Figure 2-24Problem 8

Speed of the people toward the door ,$v_s=3.5\mathrm{m}/\mathrm{s}$ .

The initial depth of layer, $d=0.25\mathrm{m}$.

The separation between the layers, $L=1.75\mathrm{m}$.

Speed may be defined as the time rate of change in distance.The time taken for each person to move a distance L with speed is used to find the rate of increase of layer of people.

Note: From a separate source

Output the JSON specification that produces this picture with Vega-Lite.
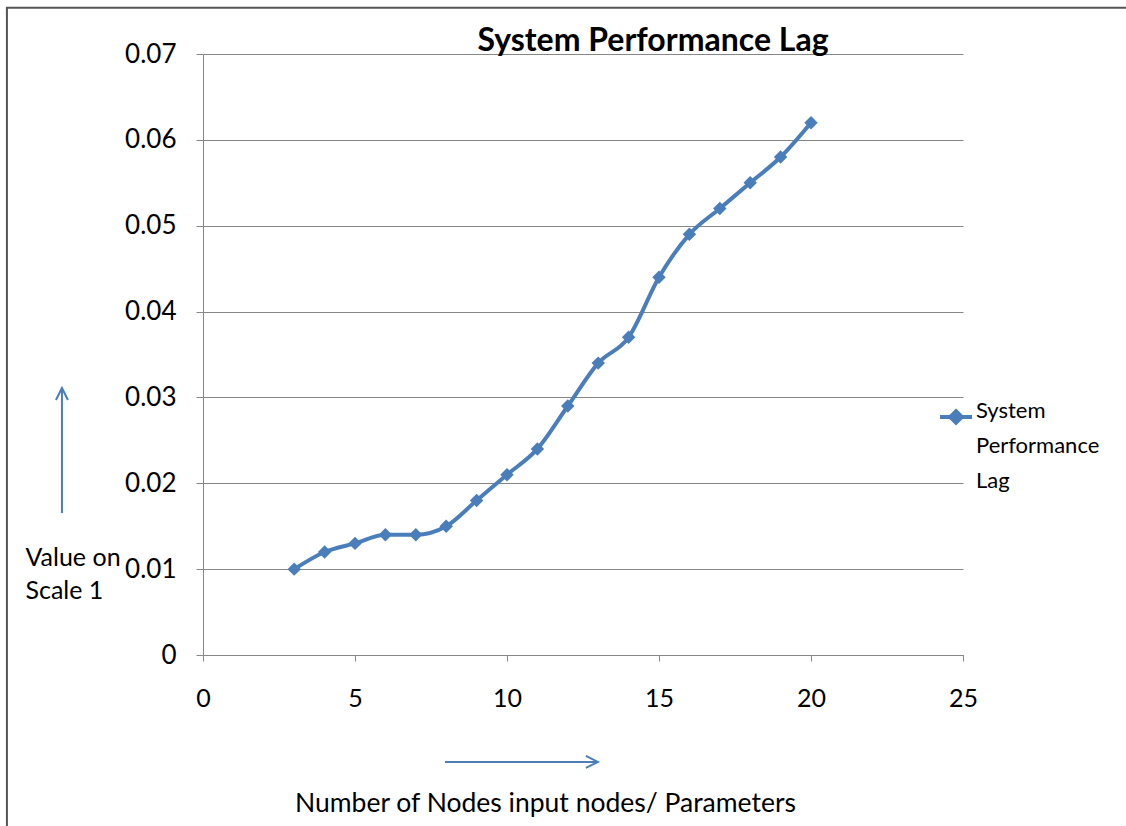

The expression for the speed is given as follows:

$\mathrm{Speed}=\frac{\mathrm{Distance}}{\mathrm{Time}}$

The amount of time it takes for each person to move a distance L with speed $V_s$is calculated as follows:

$\begin{array}{c}\mathrm{\Delta }t=\frac{L}{v_s}\\ =\frac{1.75\mathrm{m}}{3.5\mathrm{m}/\mathrm{s}}\\ =0.5\mathrm{s}\end{array}$

With each additional person, the depth increases by one body depth d.

Therefore, the rate of increase of the layer of people is calculated as follows:

$\begin{array}{c}R=\frac{d}{\mathrm{\Delta }t}\\ =\frac{0.25}{0.5}\\ =0.50\mathrm{m}/\mathrm{s}\end{array}$

Hence, the average rate of increase in the layer of people is .$0.50m/s$

The amount of time required to reach a depth of D=5.0 m is calculated as follows:

$\begin{array}{c}\Delta t=\frac{D}{R}\\ =\frac{5.0\mathrm{m}}{0.5\mathrm{m}/\mathrm{s}}\\ =10\mathrm{s}\end{array}$

Hence, the time required when the layer depth reaches 5 m is 10 s.